Aux sciences, elle a préféré les arts. Dans la famille Curie, c’était inattendu. Pourtant, de son père, qu’elle n’a pas connu - elle avait un an lorsqu’il fut renversé par un fiacre - et surtout de sa mère double prix Nobel de physique et de chimie, elle a hérité le goût de se battre et de défendre ses idées, d’abord dans la Résistance, ensuite dans le journalisme, enfin dans les institutions internationales au service des réfugiés puis des enfants. Discrète et méconnue, Eve Curie (1904-2007) méritait donc bien une biographie. Claudine Monteil examine avec finesse cet itinéraire singulier. Déjà auteure de plusieurs ouvrages sur Simone de Beauvoir (Simone de Beauvoir et les femmes aujourd’hui, Odile Jacob, 2011), l’historienne a fait appel aux archives et aux témoignages pour établir ce portrait tout en nuance d’une femme libre comme la France gaulliste qu’elle défendait ou comme cette Amérique qu’elle découvre adolescente, avec sa sœur Irène, lors de la visite triomphale de Marie Curie venue chercher un gramme de radium pour son institut.

Eve compensera la complicité scientifique qu’elle n’aura jamais avec sa mère par la tendresse, l’humour et cette joie de vivre qui contraste tant avec cette famille qui vit la science comme un sacerdoce. Mondaine, elle aime les automobiles et les beaux garçons. Elle s’affiche volontiers aux côtés du dramaturge Henri Bernstein ou du journaliste Philippe Barrès, le fils de Maurice. Mais elle n’oublie jamais celle qui trouve qu’elle se maquille trop. Pour contenir la douleur de la perte de sa mère, elle écrit Madame Curie qui paraît aux Etats-Unis en 1937, puis chez Gallimard l’année suivante.
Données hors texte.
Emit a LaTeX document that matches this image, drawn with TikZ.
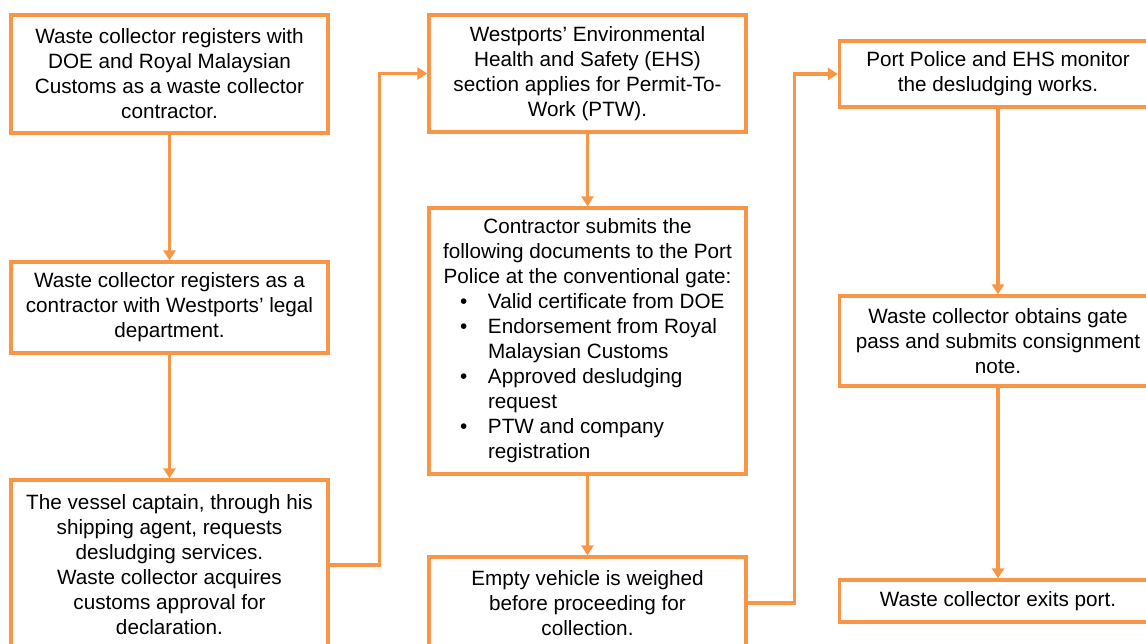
\documentclass[tikz,border=0pt]{standalone}
\usepackage{fontspec}
\setmainfont{Liberation Sans}
\usetikzlibrary{arrows.meta,shadows}
\definecolor{accent}{RGB}{247,150,70}
\tikzset{
  stepbox/.style={draw=accent, line width=3.3pt, fill=white, align=center,
    inner sep=0pt, minimum width=317pt,
    font=\fontsize{20.7}{25}\selectfont,
    drop shadow={opacity=0.25, shadow xshift=1.5pt, shadow yshift=-1.5pt}},
  link/.style={draw=accent, line width=3.3pt,
    -{Triangle[width=12pt,length=10pt]}}
}
\newcommand{\bulletline}[1]{\makebox[295pt][l]{\makebox[48pt][l]{\hspace*{20pt}\textbullet}#1}}
\newcommand{\contline}[1]{\makebox[295pt][l]{\hspace*{48pt}#1}}
\begin{document}
\begin{tikzpicture}[x=1pt,y=-1pt]
\useasboundingbox (0,0) rectangle (1146,643);
\clip (0,0) rectangle (1146,643);
\fill[white] (0,0) rectangle (1146,643);
% column 1
\node[stepbox, minimum height=118pt] (A) at (169.5,74)
  {Waste collector registers with\\DOE and Royal Malaysian\\Customs as a waste collector\\contractor.};
\node[stepbox, minimum height=91pt] (B) at (169.5,307.5)
  {Waste collector registers as a\\contractor with Westports' legal\\department.};
\node[stepbox, minimum height=170pt] (C) at (169.5,565)
  {The vessel captain, through his\\shipping agent, requests\\desludging services.\\Waste collector acquires\\customs approval for\\declaration.};
% column 2
\node[stepbox, minimum height=117pt] (D) at (587.5,73.5)
  {Westports' Environmental\\Health and Safety (EHS)\\section applies for Permit-To-\\Work (PTW).};
\node[stepbox, minimum height=266pt] (E) at (587.5,341)
  {Contractor submits the\\following documents to the Port\\Police at the conventional gate:\\
   \bulletline{Valid certificate from DOE}\\
   \bulletline{Endorsement from Royal}\\
   \contline{Malaysian Customs}\\
   \bulletline{Approved desludging}\\
   \contline{request}\\
   \bulletline{PTW and company}\\
   \contline{registration}};
\node[stepbox, minimum height=92pt] (F) at (587.5,603)
  {Empty vehicle is weighed\\before proceeding for\\collection.};
% column 3
\node[stepbox, minimum height=66pt] (G) at (998,74)
  {Port Police and EHS monitor\\the desludging works.};
\node[stepbox, minimum height=90pt] (H) at (998,341)
  {Waste collector obtains gate\\pass and submits consignment\\note.};
\node[stepbox, minimum height=42pt] (I) at (998,601)
  {Waste collector exits port.};
% connectors
\draw[link] (A.south) -- (B.north);
\draw[link] (B.south) -- (C.north);
\draw[link] (C.east) -- ++(50,0) |- (D.west);
\draw[link] (D.south) -- (E.north);
\draw[link] (E.south) -- (F.north);
\draw[link] (F.east) -- ++(47,0) |- (G.west);
\draw[link] (G.south) -- (H.north);
\draw[link] (H.south) -- (I.north);
\end{tikzpicture}
\end{document}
Reporter à Paris-Soir et au New York Herald Tribune, Eve rejoint Londres après l’appel du général de Gaulle qui en fait son ambassadrice auprès des Américains. Parallèlement à ses missions auprès d’Eleanor Roosevelt, elle effectue une série de reportages dans les pays en guerre contre l’Axe pour la presse américaine. Durant son périple qui lui fournit la matière de Voyage parmi les guerriers (Flammarion, 1946), elle rencontre Tchang Kaï-chek en Chine et Gandhi en Inde.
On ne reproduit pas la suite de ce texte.